作文練習

真理を記載しています。

思考の形状

リンゴを思い浮かべてみてほしい。

 

私がリンゴを思い浮かべるとき、なんとなくその色や形が定まっている。やろうと思えば嚙んだ時の歯応えや、味なんかも想像することが出来る。

例えば黒くて角ばった自分の身長よりも大きい物体を持ってこられて、「あなたの想像したリンゴはこれですか」と尋ねられたら、相当強い自信をもって「違います」と答えられるだろう。

或いはフニャフニャで噛んだらとめどなく苦い液体が溢れ出てくるような物体を持ってこられて同じことを尋ねられても、やはり「違います」と答えられるだろう。

 

これをどんどんリンゴ様の物体に近づけていったらどうなるだろう。

例えば赤くて真球に近いような物体を持ってこられたら、「形が違う」と判断できるだろう。
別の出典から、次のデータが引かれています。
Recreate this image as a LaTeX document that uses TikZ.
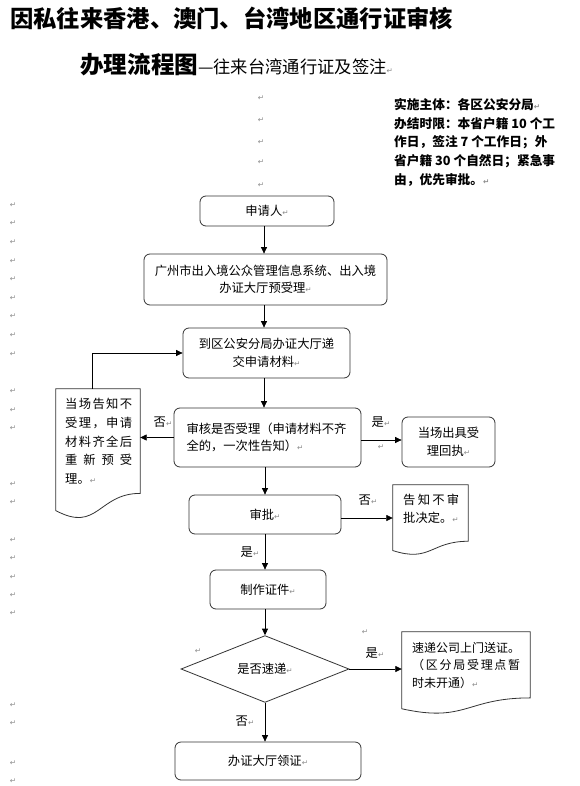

青リンゴを持ってこられたら「色が違う」と判断できるだろう。

そして遂には私が「リンゴ」としか言えないような正しくリンゴが持ってこられる。しかしそれは私が最初に想定していたリンゴと必ずしも完全に一致していない。色や形が僅かに異なっている。きっと歯ごたえも異なるのだろう。
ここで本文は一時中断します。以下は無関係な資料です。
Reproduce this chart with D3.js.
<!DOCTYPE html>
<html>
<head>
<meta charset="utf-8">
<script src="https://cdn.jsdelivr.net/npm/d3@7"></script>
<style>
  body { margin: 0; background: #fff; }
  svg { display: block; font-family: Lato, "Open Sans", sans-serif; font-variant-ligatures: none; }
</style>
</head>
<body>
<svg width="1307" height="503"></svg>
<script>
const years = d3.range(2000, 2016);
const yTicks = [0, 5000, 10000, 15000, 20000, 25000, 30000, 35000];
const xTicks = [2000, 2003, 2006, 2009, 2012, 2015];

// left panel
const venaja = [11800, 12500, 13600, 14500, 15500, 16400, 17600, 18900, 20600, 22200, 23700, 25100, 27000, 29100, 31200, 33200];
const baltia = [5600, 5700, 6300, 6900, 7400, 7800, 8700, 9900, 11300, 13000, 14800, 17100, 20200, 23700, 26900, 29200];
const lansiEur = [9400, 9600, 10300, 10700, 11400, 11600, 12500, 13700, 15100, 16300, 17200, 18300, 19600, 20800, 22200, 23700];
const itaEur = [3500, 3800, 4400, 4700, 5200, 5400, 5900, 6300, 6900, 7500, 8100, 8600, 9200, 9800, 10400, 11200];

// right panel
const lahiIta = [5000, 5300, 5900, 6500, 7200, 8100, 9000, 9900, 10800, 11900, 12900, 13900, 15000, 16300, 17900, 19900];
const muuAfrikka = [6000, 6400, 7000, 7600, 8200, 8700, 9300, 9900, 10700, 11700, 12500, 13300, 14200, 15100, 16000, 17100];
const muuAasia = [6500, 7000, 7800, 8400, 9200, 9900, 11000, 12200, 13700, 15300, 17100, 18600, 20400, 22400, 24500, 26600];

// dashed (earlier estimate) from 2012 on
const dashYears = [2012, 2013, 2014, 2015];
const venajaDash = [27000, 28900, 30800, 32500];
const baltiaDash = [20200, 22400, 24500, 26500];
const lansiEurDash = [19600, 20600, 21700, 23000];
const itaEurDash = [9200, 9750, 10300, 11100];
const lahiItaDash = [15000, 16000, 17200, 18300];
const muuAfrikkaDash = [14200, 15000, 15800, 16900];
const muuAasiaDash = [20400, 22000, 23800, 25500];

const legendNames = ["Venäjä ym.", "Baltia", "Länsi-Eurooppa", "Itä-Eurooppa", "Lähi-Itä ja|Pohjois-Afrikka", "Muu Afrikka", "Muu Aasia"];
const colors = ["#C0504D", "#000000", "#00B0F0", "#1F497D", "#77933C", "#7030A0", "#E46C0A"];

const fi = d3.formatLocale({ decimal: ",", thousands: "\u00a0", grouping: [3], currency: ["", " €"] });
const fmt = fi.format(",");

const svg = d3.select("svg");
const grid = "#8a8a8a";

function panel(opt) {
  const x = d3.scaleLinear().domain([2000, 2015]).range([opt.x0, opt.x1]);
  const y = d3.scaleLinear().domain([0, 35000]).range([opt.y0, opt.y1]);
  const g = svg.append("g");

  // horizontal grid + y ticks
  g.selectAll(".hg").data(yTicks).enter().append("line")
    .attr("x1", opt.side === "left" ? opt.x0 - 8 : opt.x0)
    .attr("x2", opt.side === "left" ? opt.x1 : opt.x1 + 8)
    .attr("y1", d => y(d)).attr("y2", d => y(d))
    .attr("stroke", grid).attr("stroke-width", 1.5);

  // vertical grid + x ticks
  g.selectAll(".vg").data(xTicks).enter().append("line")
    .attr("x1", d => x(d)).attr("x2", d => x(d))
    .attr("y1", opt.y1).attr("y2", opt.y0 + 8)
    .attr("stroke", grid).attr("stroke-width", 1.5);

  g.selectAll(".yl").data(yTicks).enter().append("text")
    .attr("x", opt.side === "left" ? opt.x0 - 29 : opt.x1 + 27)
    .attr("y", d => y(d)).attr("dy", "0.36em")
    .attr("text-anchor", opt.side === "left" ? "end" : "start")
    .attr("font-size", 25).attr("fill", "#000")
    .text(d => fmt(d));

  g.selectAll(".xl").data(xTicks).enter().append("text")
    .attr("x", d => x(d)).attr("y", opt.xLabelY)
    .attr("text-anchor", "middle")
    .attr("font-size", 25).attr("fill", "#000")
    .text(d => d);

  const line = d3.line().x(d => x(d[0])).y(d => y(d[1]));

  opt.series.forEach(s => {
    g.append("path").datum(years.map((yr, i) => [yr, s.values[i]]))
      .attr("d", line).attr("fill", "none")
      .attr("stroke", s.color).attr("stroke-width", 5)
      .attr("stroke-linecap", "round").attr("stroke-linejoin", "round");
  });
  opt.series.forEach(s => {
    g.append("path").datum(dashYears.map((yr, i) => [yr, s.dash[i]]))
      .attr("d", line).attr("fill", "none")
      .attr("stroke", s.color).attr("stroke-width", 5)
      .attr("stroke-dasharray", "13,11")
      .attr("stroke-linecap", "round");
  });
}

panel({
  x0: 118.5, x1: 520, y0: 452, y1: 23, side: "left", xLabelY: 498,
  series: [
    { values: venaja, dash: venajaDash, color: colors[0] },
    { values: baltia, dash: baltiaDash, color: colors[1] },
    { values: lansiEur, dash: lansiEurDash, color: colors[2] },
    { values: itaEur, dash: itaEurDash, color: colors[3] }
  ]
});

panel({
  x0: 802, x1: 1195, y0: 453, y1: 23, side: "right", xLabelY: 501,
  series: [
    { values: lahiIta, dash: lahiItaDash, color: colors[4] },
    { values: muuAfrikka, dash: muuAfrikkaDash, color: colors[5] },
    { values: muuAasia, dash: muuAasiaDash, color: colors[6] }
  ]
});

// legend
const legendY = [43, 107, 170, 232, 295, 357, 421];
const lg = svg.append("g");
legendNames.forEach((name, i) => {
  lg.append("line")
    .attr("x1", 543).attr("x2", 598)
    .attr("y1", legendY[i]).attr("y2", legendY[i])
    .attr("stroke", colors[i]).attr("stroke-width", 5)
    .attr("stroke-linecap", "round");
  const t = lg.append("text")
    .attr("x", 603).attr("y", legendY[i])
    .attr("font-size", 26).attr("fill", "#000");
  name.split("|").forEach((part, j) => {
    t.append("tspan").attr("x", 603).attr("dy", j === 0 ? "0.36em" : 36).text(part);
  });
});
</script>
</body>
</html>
しかし私はどのようなリンゴを持ってこられようとも想像と完全に一致していると判断することは出来ないのではないだろうか。というのもそもそも当初想定していたリンゴというものがとても曖昧で、裏側がどうなっているかまで想像が及んでいなかったり、内部の種の位置がどうなっているかなんて気にしてもいない。

 

では一体私は何を想像していたのだろうか。

現実のどのリンゴと一致するわけでもなければ、今まで私がリンゴとして認識してきたものの平均値や中央値的なものでもない(そうであれば種は消失していない)。

 

敢えて最初から抽象的な事物を思い浮かべてみよう。

例えば三角形。

適当に思い浮かべると二等辺三角形っぽくなる。黒の三本の線分で構成されていて、面の部分は白い。しかし本当に真っ白だろうか、と言われると自信を持てない。#FFFFFFだろうか*1

線の太さ、辺の長さ、厚み、なんてどのような値を設定したとしてもしっくりこない気がする*2

 

以前の記事における想像不可能性みたいなところはこういう例との類推で理解できる*3

 

machitomu.hatenablog.com

 

*1:こう言うと色覚が鋭敏な人なら少なくとも色に関しては一意に定められると言いたくなる。私自身がどのような側面に対してもそのような鋭敏な感覚を持っていないので自信はないが、しかしそれは違うのではないかという気がする。

*2:勿論数学的な三角形の定義にこのようなアスペクトは不要だが、ここではどのようなものが現前したら納得できるかを考えている

*3:このような考えを突き詰めていくと、「私の思考はどのような現実事象にも対応していない」「私の言語表現は現実世界に届かず、空想世界で閉じてしまっている」と言いたくなる。そして同時に「そんな訳がない」とも言いたくなる。この図式は所謂「ツルツルした氷」と「ザラザラした大地」の比喩から捉えることも出来るかもしれない。